I finally decided that most every old thing (that fits well in my home) belonged to someone’s grandmother, it doesn’t have to be my personal grandmother. And no grandmother would want you to be uncomfortable because of their stuff.
Great advice!! I’ve always been a little afraid of antiques but after inheriting a beautiful hope chest I met my fear head on and it is now a sideboard of sorts. It is behind our couch in our apartment and helps separate the “living room” from the “dining room” since they are in the same space. I’ve also taken some sentimental pieces from family members that aren’t antiques but they are sentimental pieces and a fresh coat of paint or refinishing hasn’t hurt any feelings yet!
Great article! I have a current design predicament involving a beautiful LARGE (as in 8 feet tall and 10 feet wide) buffet/wall unit inherited from my husband’s German grandmother. The piece is dated to the late 1700s, with a dark (almost black) stain, ornate hand carvings, and leaded glass. The piece definitely has a presence, and I love it. However, I am having a hard time with my existing dining room set up. How do I compliment such a distinct piece without competing? I would be happy to share photos with anyone with ideas :)
Kim – shoot me a pic of it and we can talk about it on my blog and see how we can help you….

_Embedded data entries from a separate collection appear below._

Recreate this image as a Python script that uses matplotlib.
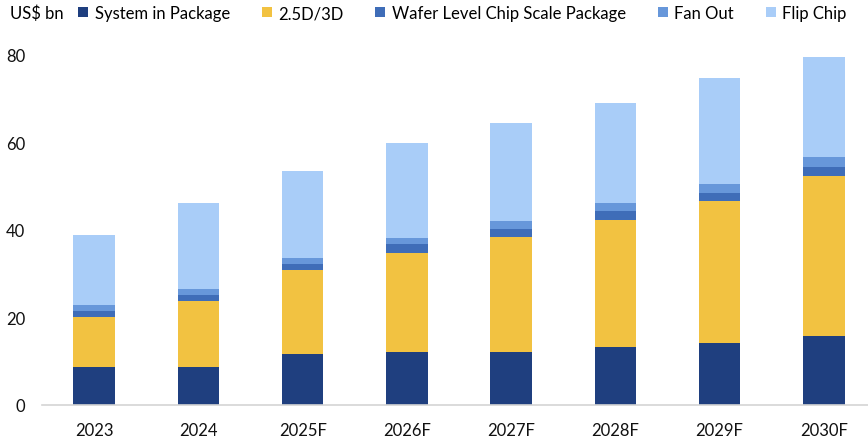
import numpy as np
import matplotlib.pyplot as plt

plt.rcParams['font.family'] = ['Lato', 'DejaVu Sans']

# data (US$ bn)
years = ["2023", "2024", "2025F", "2026F", "2027F", "2028F", "2029F", "2030F"]
sip = [8.6, 8.6, 11.7, 12.2, 12.2, 13.2, 14.2, 15.7]
d25_3d = [11.6, 15.1, 19.1, 22.6, 26.1, 29.2, 32.4, 36.7]
wlcsp = [1.3, 1.4, 1.5, 1.9, 1.9, 1.9, 1.9, 2.0]
fan_out = [1.3, 1.5, 1.4, 1.5, 1.9, 1.8, 2.1, 2.2]
flip_chip = [16.1, 19.6, 19.7, 21.7, 22.4, 23.0, 24.1, 23.0]

series = [
    ("System in Package", sip, "#1f3f7f"),
    ("2.5D/3D", d25_3d, "#f2c241"),
    ("Wafer Level Chip Scale Package", wlcsp, "#3f6db8"),
    ("Fan Out", fan_out, "#6797da"),
    ("Flip Chip", flip_chip, "#a9cdf8"),
]

fig = plt.figure(figsize=(8.68, 4.39), dpi=100)
ax = fig.add_axes([42 / 868, 33 / 439, 834 / 868, 350 / 439])

x = np.arange(len(years))
bottom = np.zeros(len(years))
for name, vals, color in series:
    ax.bar(x, vals, width=0.4, bottom=bottom, color=color, label=name, edgecolor="none")
    bottom += np.array(vals)

ax.set_xlim(-0.5, 7.5)
ax.set_ylim(0, 80)
ax.set_yticks([0, 20, 40, 60, 80])
ax.set_xticks(x)
ax.set_xticklabels(years)
ax.tick_params(axis="both", length=0, labelsize=12, colors="#111111")
ax.tick_params(axis="y", pad=12)
ax.tick_params(axis="x", pad=12)

for s in ["top", "right", "left"]:
    ax.spines[s].set_visible(False)
ax.spines["bottom"].set_color("#d4d4d4")
ax.spines["bottom"].set_linewidth(1.2)

fig.text(10 / 868, 1 - 14 / 439, "US$ bn", fontsize=12, va="center", ha="left")
ax.legend(loc="center left", bbox_to_anchor=(78 / 868, 1 - 14 / 439),
          bbox_transform=fig.transFigure, ncol=5, frameon=False, fontsize=12,
          handlelength=0.6, handleheight=0.6, handletextpad=0.4,
          columnspacing=1.9, borderpad=0, borderaxespad=0)

fig.savefig("out.png", dpi=100)
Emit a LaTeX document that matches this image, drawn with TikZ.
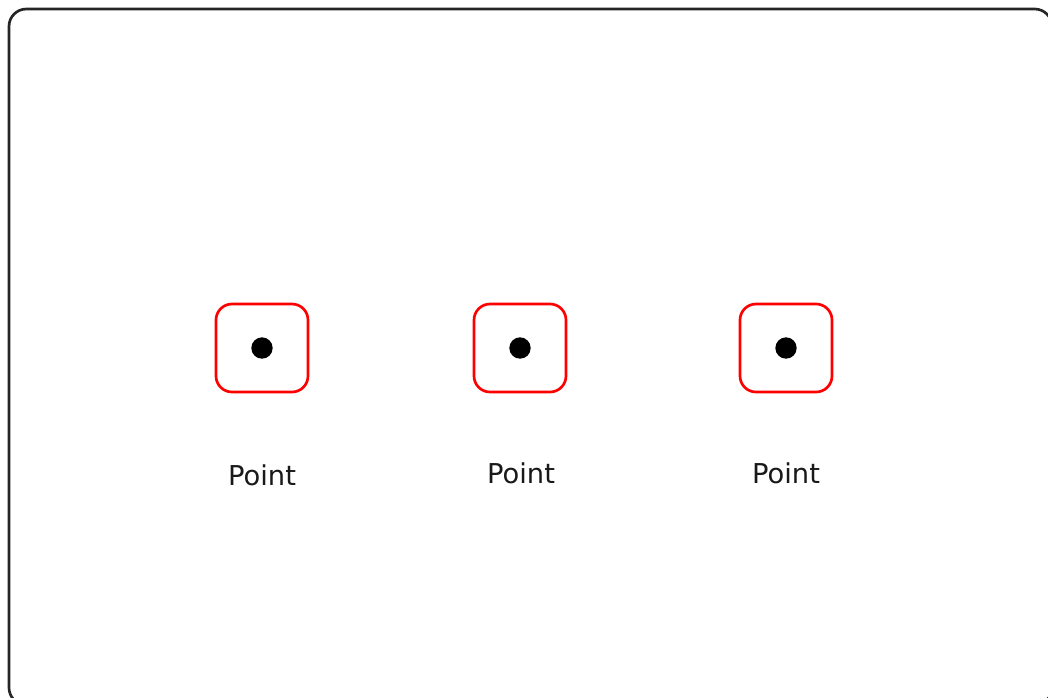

I am also a lover of vintage and antique pieces and feel honored to have them in my house. This is a great article with lots of good tips. I think one of the freshest ways to use antiques is to a pair them with neutrals, which you can see in most of the pictures. Reupholster stuffy, silk florals with white or oatmeal linen. Use white paint as a backdrop. Or use them with a bold color, like the bright red chairs shown, or a piece of modern art. I also think finding a way to use black in the composition lends a modern edge too.
Just popped in to peruse all the beauties and be inspired!
Loved this post mixing in antiques!
Just a quick thank you before I run back to work.
I love using antiques the way they were meant–which is why I love the big sturdy pieces, I hate worrying about things, so I just try to stick with pieces that are strong, so I don’t have to! This was a great, helpful post. Especially the tip about creating a backdrop.
Hi Courtney and Kate! Thanks for publishing my question, I feel like a celebrity! haha. I finally got around to reading this and can definitely use some of the ideas in this article. I may be emailing Courtney a pic of the piece for some suggestions, though I think Kate has a similar piece somewhere in her house? (antique buffet with pics above?) Anyway, thanks again for this!!!
Just found this blog and love love love the use of old and new. I too have many treasures that have been passed down to me. Mixing it up and using the unexpected is so much fun. A sparkle here and some dents there make it all better.